[Records]
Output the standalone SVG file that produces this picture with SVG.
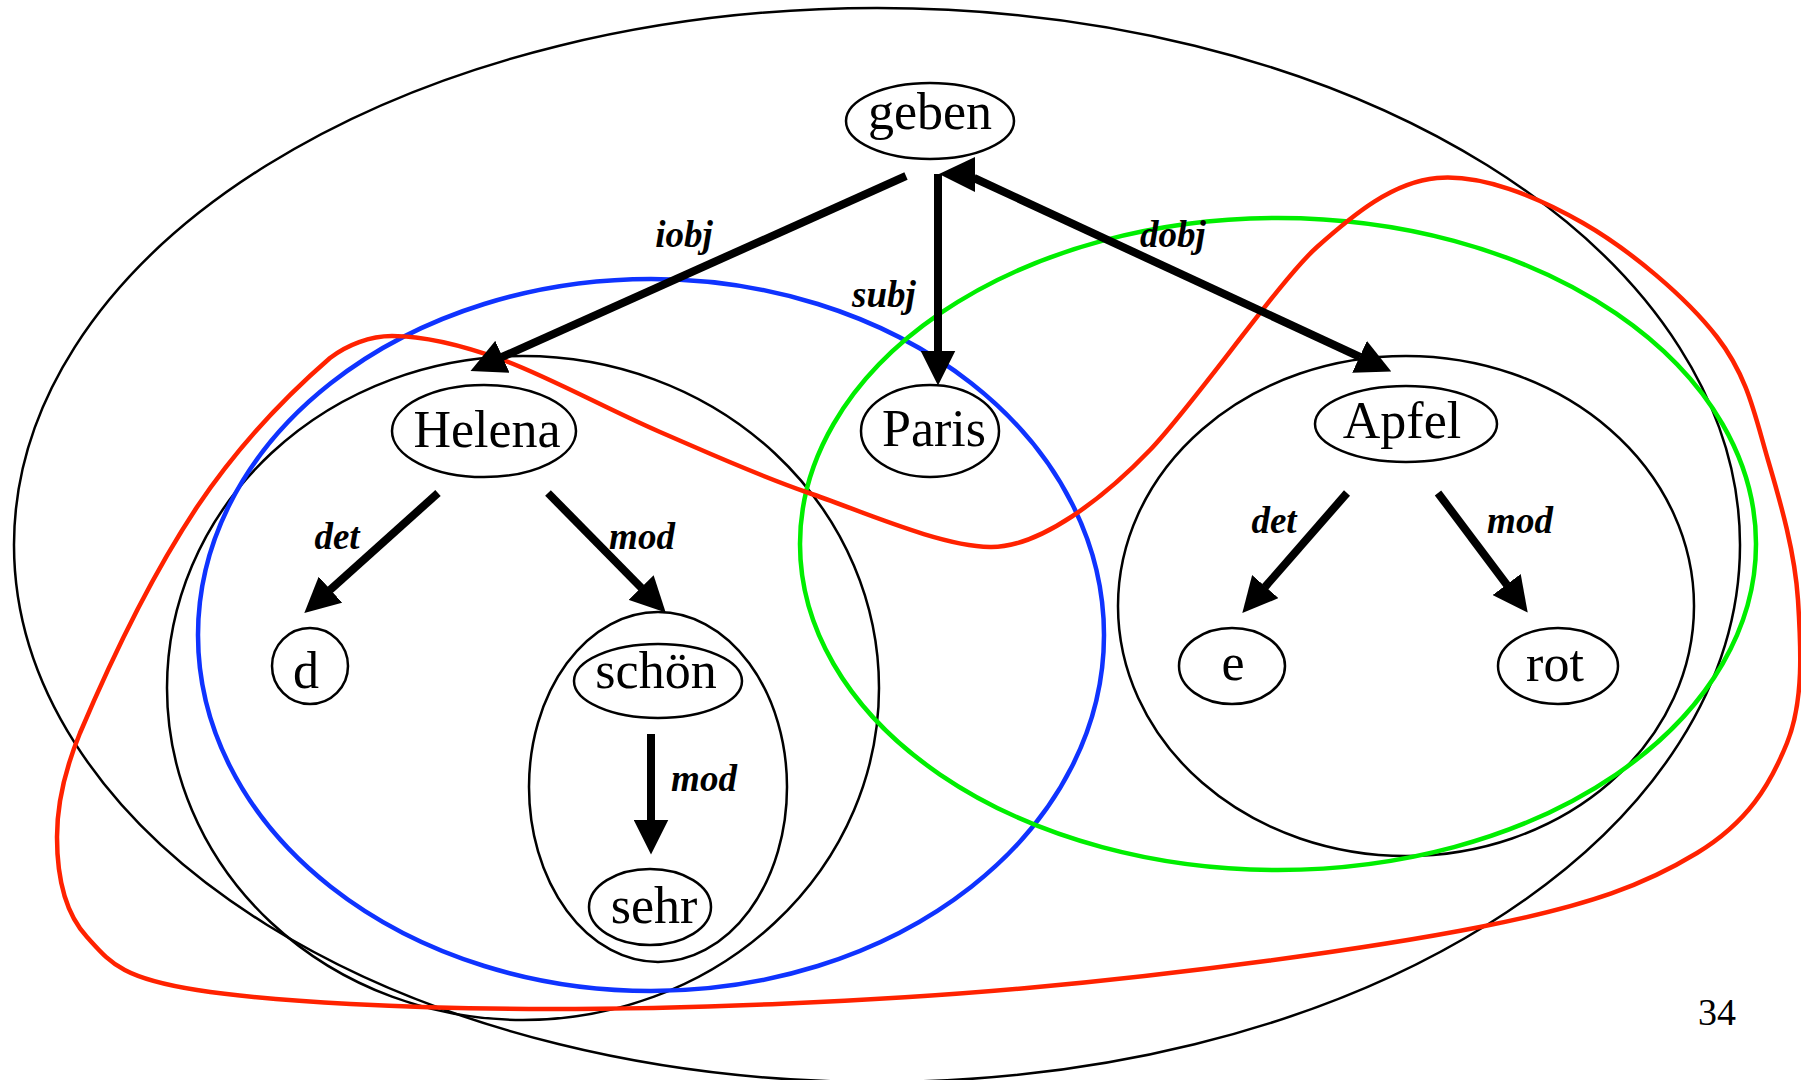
<svg xmlns="http://www.w3.org/2000/svg" width="1801" height="1080" viewBox="0 0 1801 1080">
  <style>
    .word { font-family: "Liberation Serif", "Times New Roman", serif; font-size: 52px; fill: #000; text-anchor: middle; }
    .rel { font-family: "Liberation Serif", "Times New Roman", serif; font-size: 37px; font-weight: bold; font-style: italic; fill: #000; text-anchor: middle; }
    .pageno { font-family: "Liberation Serif", "Times New Roman", serif; font-size: 38px; fill: #000; }
    .node { fill: #fff; stroke: #000; stroke-width: 2.5; }
    .phrase { fill: none; stroke: #000; stroke-width: 2.5; }
    .edge { stroke: #000; stroke-width: 8; fill: none; marker-end: url(#head); }
    .blue { fill: none; stroke: #0f33ff; stroke-width: 4.5; }
    .green { fill: none; stroke: #00ee00; stroke-width: 4.5; }
    .red { fill: none; stroke: #ff2200; stroke-width: 4.5; }
  </style>
  <defs>
    <marker id="head" markerUnits="userSpaceOnUse" viewBox="0 0 35 35" markerWidth="35" markerHeight="35" refX="0.5" refY="17.5" orient="auto">
      <path d="M0,0 L35,17.5 L0,35 Z" fill="#000"/>
    </marker>
  </defs>

  <rect width="1801" height="1080" fill="#fff"/>

  <!-- constituent outlines -->
  <g id="phrases">
    <ellipse id="sentence" class="phrase" cx="877" cy="545" rx="863" ry="537"/>
    <ellipse id="np-helena" class="phrase" cx="523" cy="688" rx="356" ry="332"/>
    <ellipse id="ap-schoen" class="phrase" cx="658" cy="787" rx="129" ry="175"/>
    <ellipse id="np-apfel" class="phrase" cx="1406" cy="606" rx="288" ry="250"/>
  </g>

  <!-- coloured groupings -->
  <g id="highlights">
    <ellipse id="blue-region" class="blue" cx="651" cy="635" rx="453" ry="356"/>
    <ellipse id="green-region" class="green" cx="1278" cy="544" rx="478" ry="326"/>
    <path id="red-region" class="red" d="M80,733
      C113,655 150,578 197,507
      C234,452 278,403 330,358
      C347,345 370,336 392,336
      C422,336 459,344 503,360
      C547,376 609,410 660,432
      C711,454 754,474 809,493
      C864,512 940,546 990,547
      C1040,548 1105,497 1150,450
      C1195,403 1280,280 1317,247
      C1354,214 1393,182 1437,178
      C1481,174 1536,196 1583,223
      C1630,250 1686,297 1717,337
      C1748,377 1755,416 1768,460
      C1781,504 1795,553 1798,600
      C1801,647 1804,701 1787,743
      C1770,785 1748,822 1697,853
      C1646,884 1592,905 1480,927
      C1368,949 1182,974 1027,988
      C872,1002 688,1009 550,1009
      C412,1009 274,1002 197,990
      C120,978 110,962 87,937
      C63,911 57,872 57,837
      C57,803 66,767 80,733 Z"/>
  </g>

  <!-- words -->
  <g id="geben"><ellipse class="node" cx="930" cy="121" rx="84" ry="38"/><text class="word" x="930" y="129">geben</text></g>
  <g id="helena"><ellipse class="node" cx="484" cy="431" rx="92" ry="46"/><text class="word" x="487" y="447">Helena</text></g>
  <g id="paris"><ellipse class="node" cx="930" cy="431" rx="69" ry="46"/><text class="word" x="934" y="446">Paris</text></g>
  <g id="apfel"><ellipse class="node" cx="1406" cy="424" rx="91" ry="38"/><text class="word" x="1402" y="438">Apfel</text></g>
  <g id="d"><ellipse class="node" cx="310" cy="666" rx="38" ry="38"/><text class="word" x="306" y="688">d</text></g>
  <g id="schoen"><ellipse class="node" cx="658" cy="681" rx="84" ry="37"/><text class="word" x="656" y="688">schön</text></g>
  <g id="sehr"><ellipse class="node" cx="650" cy="907" rx="61" ry="38"/><text class="word" x="654" y="923">sehr</text></g>
  <g id="e"><ellipse class="node" cx="1232" cy="666" rx="53" ry="38"/><text class="word" x="1233" y="680">e</text></g>
  <g id="rot"><ellipse class="node" cx="1558" cy="666" rx="60" ry="38"/><text class="word" x="1555" y="681">rot</text></g>

  <!-- dependency arrows -->
  <g id="connectors">
    <line class="edge" x1="906" y1="176" x2="502" y2="357"/>
    <line class="edge" x1="938" y1="174" x2="938" y2="351"/>
    <line class="edge" x1="974" y1="178" x2="1360" y2="357"/>
    <polygon points="939,174 975,157 975,192" fill="#000"/>
    <line class="edge" x1="438" y1="493" x2="330" y2="590"/>
    <line class="edge" x1="548" y1="493" x2="641.5" y2="588"/>
    <line class="edge" x1="651" y1="734" x2="651" y2="820"/>
    <line class="edge" x1="1347" y1="493" x2="1265" y2="587"/>
    <line class="edge" x1="1438" y1="493" x2="1507" y2="585"/>
  </g>

  <!-- relation labels -->
  <g id="labels">
    <text class="rel" x="684" y="247">iobj</text>
    <text class="rel" x="884" y="307">subj</text>
    <text class="rel" x="1173" y="247">dobj</text>
    <text class="rel" x="337" y="549">det</text>
    <text class="rel" x="642" y="549">mod</text>
    <text class="rel" x="704" y="791">mod</text>
    <text class="rel" x="1274" y="533">det</text>
    <text class="rel" x="1520" y="533">mod</text>
  </g>

  <text class="pageno" x="1698" y="1025">34</text>
</svg>
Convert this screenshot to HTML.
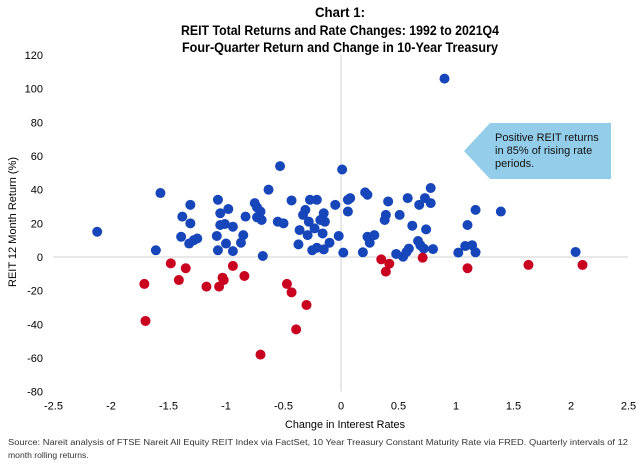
<!DOCTYPE html>
<html><head><meta charset="utf-8"><style>
body{margin:0;background:#fff;font-family:"Liberation Sans",Arial,sans-serif;}
svg text{font-family:"Liberation Sans",Arial,sans-serif;}
</style></head><body>
<svg id="chart" width="640" height="470" viewBox="0 0 640 470" xmlns="http://www.w3.org/2000/svg">
<g font-weight="bold" font-size="13.5" text-anchor="middle" fill="#000">
<text x="340" y="17" textLength="50" lengthAdjust="spacingAndGlyphs">Chart 1:</text>
<text x="340" y="35" textLength="318" lengthAdjust="spacingAndGlyphs">REIT Total Returns and Rate Changes: 1992 to 2021Q4</text>
<text x="340" y="52" textLength="316" lengthAdjust="spacingAndGlyphs">Four-Quarter Return and Change in 10-Year Treasury</text>
</g>
<g id="axes"></g>
<g id="marks"></g>
<g>
<polygon points="464,151 490,123 611,123 611,179 490,179" fill="#94cde9"/>
<text x="495" y="141" font-size="11" fill="#111">Positive REIT returns</text>
<text x="495" y="154" font-size="11" fill="#111">in 85% of rising rate</text>
<text x="495" y="167" font-size="11" fill="#111">periods.</text>
</g>
<text x="345" y="428" font-size="11" text-anchor="middle" textLength="120" lengthAdjust="spacingAndGlyphs">Change in Interest Rates</text>
<text transform="translate(16,222) rotate(-90)" font-size="11" text-anchor="middle">REIT 12 Month Return (%)</text>
<g font-size="8.6" fill="#333">
<text x="8" y="445" textLength="620" lengthAdjust="spacingAndGlyphs">Source: Nareit analysis of FTSE Nareit All Equity REIT Index via FactSet, 10 Year Treasury Constant Maturity Rate via FRED. Quarterly intervals of 12</text>
<text x="8" y="458">month rolling returns.</text>
</g>
</svg>
<script>
const xTicks=[-2.5,-2,-1.5,-1,-0.5,0,0.5,1,1.5,2,2.5];
const yTicks=[120,100,80,60,40,20,0,-20,-40,-60,-80];
const blueX=[-2.12,-1.57,-1.61,-1.31,-1.38,-1.31,-1.39,-1.32,-1.25,-1.28,-1.07,-1.05,-0.98,-1.05,-1.01,-0.94,-1.08,-1.00,-1.07,-0.94,-0.85,-0.87,-0.83,-0.63,-0.53,-0.75,-0.73,-0.70,-0.73,-0.69,-0.68,-0.55,-0.50,-0.43,-0.31,-0.33,-0.27,-0.21,-0.15,-0.14,-0.18,-0.28,-0.36,-0.23,-0.29,-0.16,-0.37,-0.10,-0.02,-0.25,-0.21,-0.15,-0.05,0.01,0.02,0.06,0.06,0.90,0.08,0.21,0.23,0.19,0.41,0.39,0.38,0.51,0.58,0.68,0.73,0.78,0.78,0.62,0.74,0.23,0.29,0.25,0.67,0.69,0.59,0.48,0.54,0.57,0.72,0.80,1.02,1.08,1.14,1.17,1.10,1.17,1.39,2.04];
const blueY=[15,38,4,31,24,20,12,8,11,10,34,26,28.5,19,19.6,18,12.5,8,4,3.5,13,8.5,24,40,54,32,29.5,27,23.6,22,0.6,21,20,33.6,28,25,34,34,26,21,22,21,16,17,13,14,7.5,8.5,12.5,4,5.5,4.5,31,52,2.6,34,27,106,35,38.4,37,2.8,33,25,22,25,35,31,35,32,41,18.6,16.4,12,13,8.5,9.5,7,5,1.8,0.2,3,5,4.7,2.6,6.5,7,2.8,19,28,27,3];
const redX=[-1.48,-1.35,-1.41,-1.71,-1.70,-1.17,-1.06,-1.03,-1.02,-0.94,-0.84,-0.47,-0.43,-0.30,-0.39,-0.70,0.35,0.42,0.39,0.71,1.10,1.63,2.10];
const redY=[-3.8,-6.7,-13.7,-16,-38,-17.6,-17.6,-12.3,-13.7,-5.3,-11.3,-16,-21,-28.5,-43,-58,-1.4,-4,-8.7,-0.4,-6.7,-4.7,-4.7];
const NS='http://www.w3.org/2000/svg';
const sx=v=>341+v*115;
const sy=v=>257-v*1.683;
function mk(tag,attrs,parent){const e=document.createElementNS(NS,tag);for(const k in attrs)e.setAttribute(k,attrs[k]);parent.appendChild(e);return e;}
const axes=document.getElementById('axes');
const hl=mk('line',{x1:sx(-2.5),x2:sx(2.5),y1:sy(0),y2:sy(0),stroke:'#d0d0d0','stroke-width':1},axes);


const vl=mk('line',{x1:sx(0),x2:sx(0),y1:sy(120),y2:sy(-80),stroke:'#d0d0d0','stroke-width':1},axes);


xTicks.forEach(t=>{const e=mk('text',{x:sx(t),y:sy(-80)+18,'font-size':11,'text-anchor':'middle'},axes);e.textContent=t;

});
yTicks.forEach(t=>{const e=mk('text',{x:43,y:sy(t)+4,'font-size':11,'text-anchor':'end'},axes);e.textContent=t;

});
const marks=document.getElementById('marks');
blueX.forEach((x,i)=>{const c=mk('circle',{cx:sx(x),cy:sy(blueY[i]),r:5,fill:'#1646b9'},marks);

});
redX.forEach((x,i)=>{const c=mk('circle',{cx:sx(x),cy:sy(redY[i]),r:5,fill:'#c9001f'},marks);

});
</script>
</body></html>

• Task description
Your answer should be only a number: how many lines of the data above contain the string "this"?

• Solution to the exercise
2